Третьяков тоже дрожал, раздетый догола. Теплым был стол, когда его туда положили. Хирург у отодвинутого полога курил из чужой руки. Свои руки в перчатках держал поднятыми на уровень плеч. Завязанный по глаза нагнулся сверху, маска притягивалась дыханием, обозначая рот, нос, притягивалась и отпадала. Чем-то тупым повели по телу. Звякнул металл в тазу. Опять будто тупым скальпелем провели, тело само сжималось от ожидания боли. Еще несколько раз звякало в тазу. И резанула боль.

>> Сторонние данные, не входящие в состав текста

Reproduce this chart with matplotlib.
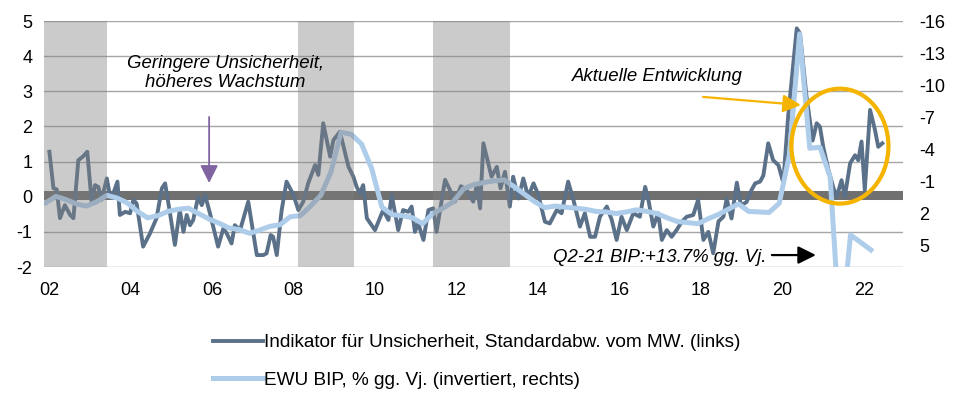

 Ноги прижмите!  сказал хирург. Раскаленное вошло внутрь до самого сердца, задохнулся.

 Кричи, не терпи! Кричи!

Женский голос то пропадал, то рядом дышал, над ухом. Кто-то промокал ему бинтом лоб, лицо. Один раз близко возникли глаза хирурга, глянули зрачки в зрачки. Что-то сказал. И просторней вдруг стало сердцу.

Когда уже перевязывали, женщина подала в ватке кровавый сгусток.

 Осколок на память возьмешь?

 Зачем он мне?

И этот звякнул о таз.

Слабого, дрожащего отвели Третьякова в палатку. И под шинелью, под одеялом он продрожал полночи. Закроет глаза и опять видит: бегут согнутые пехотинцы в сухой траве, впереди стеной черная туча, гимнастерки на пехотинцах и трава белые. А то вдруг видел, как дрожит на операционном столе желтая нога, каменно напрягшаяся от боли, со сжатыми в щепоть пальцами.

И не раз в эту ночь видел он Суярова, зажмуривался и все равно видел, как бил его там, под обстрелом, на гиблом этом поле, а тот повалился на спину, мигает, заслоняясь руками. Ведь это последнее, что было у того в жизни: как били его. На черта он взял себе это на душу!.. И еще палец на руке, безымянный,  отрубленный, как у мамы

Пехота бежала среди взлетающих разрывов, и туча дыбилась стеной за противотанковым рвом. Что-то заклубилось в ней, как пыль закрутило смерчем. Покачиваясь, оно приближалось. И вдруг со сладкой болью в груди все в нем раскрылось навстречу:

«Мама!»

Печальная-печальная стояла она на той стороне, смотрела безмолвно. Он чувствовал ее, как дыхание на щеках.

«Мама!»

И, задыхаясь от любви к ней, радуясь, что впервые за взрослую жизнь он может сказать ей это и ничего между ними не стоит, он устремлялся к ней, а его тянули за плечо, не пускали, оттягивали назад. Он дернулся с болью и проснулся. В сером рассвете чья-то забинтованная голова, как белый шар, качалась над ним.

 Чего тебе?  спросил Третьяков и отвернулся: щеки его были мокры от слез.

 Кричал ты. Может, нужно что?

 Ничего мне не нужно.

Он жалел, что его разбудили. Долго лежал так. Светало. В палатке началась суета. Санитары срочно поили раненых горячим чаем, подбинтовывали, проверяли повязки. Несколько раз, взволнованный, заходил врач. Что-то готовилось. Наверное, отправка в тыл.

Снаружи, за пологом, когда его открывали, все было в росе. И они лежали вровень с росой. Холодное солнце поднялось и стояло над лесом. Раненые прислушивались к недальнему громыханию боя, шевелились беспокойно на соломе, застеленной плащ-палатками.

Рядом с Третьяковым, спеленатый бинтами, сидел командир батареи противотанковых пушек. Обеих рук у него не было выше локтей. Третьяков чувствовал парной, железистый запах его крови, пропитавшей бинты в тех местах, где кончались обрубки рук. Поддерживал комбата под спину боец его батареи, тоже раненный в этом бою, поил чаем из кружки, кому-то рассказывал за его спиной, как пошли на них немецкие танки, как все получилось.